The Soyuz launch sequence explained

Getting to space

Breaking free of Earth’s surface is no easy feat. Humans dreamed of travelling to the stars for centuries, but it was Yuri Gagarin became the first human to orbit Earth, on 12 April 1961.

Liftoff of Soyuz TMA-13M on 28 May 2014

Leaving from the same launch facility as Yuri Gagarin, in Baikonur, Kazakhstan, Expedition 40 will sat atop 274 tonnes of rocket propellants. Flight checks last for hours as the technicians, astronauts and ground control get everything ready for launch.

When ignited, the Soyuz launcher delivers mind-boggling power to escape the clutches of Earth’s gravity and provide a cruising speed of 28 800 km/h.

Within 10 minutes, Alexander, Maxim and Reid travelled over 1640 km and gained 210 km altitude. Every second for nine minutes, their spacecraft accelerated 50 km/h on average.

Alexander, Maxim and Reid left Earth on 28 May in a spacecraft that is still a close relative to the Soyuz spacecraft used in the 1960s.

'Alexander's' Soyuz

The ‘TMA’ in the designation stands for Transport Modified Anthropometric, meaning that the interior was redesigned to fit taller and larger astronauts. Regardless of the upgrade, there is little breathing room. Astronauts wear Sokol suits that offer limited protection in an emergency. They are designed to be worn only for sitting in the Soyuz, which is why astronauts look so hunched over as they walk to their spacecraft.

The 'M’ in Soyuz TMA-13M stands for Modernised after the spacecraft was upgraded to use digital instruments. It was the 13th in this series to be launched.

Using a different numbering system, the flight is also designated as Soyuz 39S because it was the 39th crewed Soyuz launch to the Station.

Fast road to space

Expedition 40 took the fast route to the Station, docking with the laboratory in less than six hours. The same-day arrival gave Alexander and the Expedition 40 crew two extra full days on the Station to perform experiments. They not only spent less time cramped in Soyuz but, most importantly, it saved fuel and life support for their six-month Expedition.

Alexander in Soyuz

An alternative, more traditional approach takes two days to reach the Station while orbiting Earth 34 times. This route was superseded in March 2013 when Expedition 35 were the first to get to the Space Station in record time.

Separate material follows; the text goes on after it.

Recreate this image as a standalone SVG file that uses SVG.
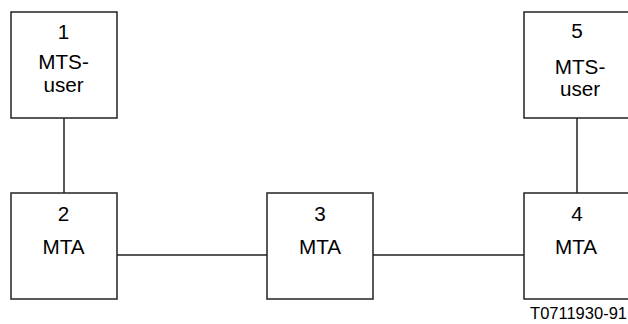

The longer route is always available as backup if ground control or the astronauts consider it safer. Alexander’s predecessors, Expedition 39 cosmonauts Alexander Skvortsov, Oleg Artemyev and NASA astronaut Steven Swanson took the two-day option after an engine failed to ignite at exactly the right time after launch.

The Soyuz spacecraft has a small module ahead of the main capsule that serves as living quarters while en route to its destination. Naturally, a toilet is included.